### GOAL OF THE EXERCISE
Every entry here needs to be repeated exactly.

Entries with chart source code
══════════════════════════════
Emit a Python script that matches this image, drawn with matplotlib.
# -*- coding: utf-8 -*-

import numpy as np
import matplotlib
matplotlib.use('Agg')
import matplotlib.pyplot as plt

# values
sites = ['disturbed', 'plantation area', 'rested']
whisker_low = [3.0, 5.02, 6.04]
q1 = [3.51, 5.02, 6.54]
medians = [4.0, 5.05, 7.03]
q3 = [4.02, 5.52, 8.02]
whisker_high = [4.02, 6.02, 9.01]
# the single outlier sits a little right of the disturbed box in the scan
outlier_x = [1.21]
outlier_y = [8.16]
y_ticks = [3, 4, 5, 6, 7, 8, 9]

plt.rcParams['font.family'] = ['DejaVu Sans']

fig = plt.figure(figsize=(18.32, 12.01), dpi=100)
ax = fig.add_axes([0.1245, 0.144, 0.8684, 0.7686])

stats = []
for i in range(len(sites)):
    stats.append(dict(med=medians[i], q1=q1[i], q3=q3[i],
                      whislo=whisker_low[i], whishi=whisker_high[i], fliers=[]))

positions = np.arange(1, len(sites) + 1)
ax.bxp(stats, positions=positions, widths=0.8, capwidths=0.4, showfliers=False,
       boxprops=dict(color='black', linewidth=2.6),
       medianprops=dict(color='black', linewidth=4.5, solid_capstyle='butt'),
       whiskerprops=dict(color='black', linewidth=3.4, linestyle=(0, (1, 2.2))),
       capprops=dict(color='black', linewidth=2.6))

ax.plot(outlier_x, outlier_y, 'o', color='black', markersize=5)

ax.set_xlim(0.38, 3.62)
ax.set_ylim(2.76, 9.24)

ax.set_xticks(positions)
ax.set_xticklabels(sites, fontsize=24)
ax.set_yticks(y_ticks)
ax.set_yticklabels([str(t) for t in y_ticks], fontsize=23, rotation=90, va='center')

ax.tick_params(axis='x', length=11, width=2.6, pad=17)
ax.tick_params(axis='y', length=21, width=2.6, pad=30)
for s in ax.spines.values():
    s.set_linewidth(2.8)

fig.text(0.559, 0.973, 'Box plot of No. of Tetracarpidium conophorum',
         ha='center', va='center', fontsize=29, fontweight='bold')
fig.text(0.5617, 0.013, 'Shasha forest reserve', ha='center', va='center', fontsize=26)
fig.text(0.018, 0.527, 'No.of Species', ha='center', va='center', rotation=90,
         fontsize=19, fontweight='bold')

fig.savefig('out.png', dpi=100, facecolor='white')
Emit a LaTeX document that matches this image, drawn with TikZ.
══════════════════════════════
### TASK ANSWER
Emit a Python script that matches this image, drawn with matplotlib.
# -*- coding: utf-8 -*-

import numpy as np
import matplotlib
matplotlib.use('Agg')
import matplotlib.pyplot as plt

# values
sites = ['disturbed', 'plantation area', 'rested']
whisker_low = [3.0, 5.02, 6.04]
q1 = [3.51, 5.02, 6.54]
medians = [4.0, 5.05, 7.03]
q3 = [4.02, 5.52, 8.02]
whisker_high = [4.02, 6.02, 9.01]
# the single outlier sits a little right of the disturbed box in the scan
outlier_x = [1.21]
outlier_y = [8.16]
y_ticks = [3, 4, 5, 6, 7, 8, 9]

plt.rcParams['font.family'] = ['DejaVu Sans']

fig = plt.figure(figsize=(18.32, 12.01), dpi=100)
ax = fig.add_axes([0.1245, 0.144, 0.8684, 0.7686])

stats = []
for i in range(len(sites)):
    stats.append(dict(med=medians[i], q1=q1[i], q3=q3[i],
                      whislo=whisker_low[i], whishi=whisker_high[i], fliers=[]))

positions = np.arange(1, len(sites) + 1)
ax.bxp(stats, positions=positions, widths=0.8, capwidths=0.4, showfliers=False,
       boxprops=dict(color='black', linewidth=2.6),
       medianprops=dict(color='black', linewidth=4.5, solid_capstyle='butt'),
       whiskerprops=dict(color='black', linewidth=3.4, linestyle=(0, (1, 2.2))),
       capprops=dict(color='black', linewidth=2.6))

ax.plot(outlier_x, outlier_y, 'o', color='black', markersize=5)

ax.set_xlim(0.38, 3.62)
ax.set_ylim(2.76, 9.24)

ax.set_xticks(positions)
ax.set_xticklabels(sites, fontsize=24)
ax.set_yticks(y_ticks)
ax.set_yticklabels([str(t) for t in y_ticks], fontsize=23, rotation=90, va='center')

ax.tick_params(axis='x', length=11, width=2.6, pad=17)
ax.tick_params(axis='y', length=21, width=2.6, pad=30)
for s in ax.spines.values():
    s.set_linewidth(2.8)

fig.text(0.559, 0.973, 'Box plot of No. of Tetracarpidium conophorum',
         ha='center', va='center', fontsize=29, fontweight='bold')
fig.text(0.5617, 0.013, 'Shasha forest reserve', ha='center', va='center', fontsize=26)
fig.text(0.018, 0.527, 'No.of Species', ha='center', va='center', rotation=90,
         fontsize=19, fontweight='bold')

fig.savefig('out.png', dpi=100, facecolor='white')
Emit a LaTeX document that matches this image, drawn with TikZ.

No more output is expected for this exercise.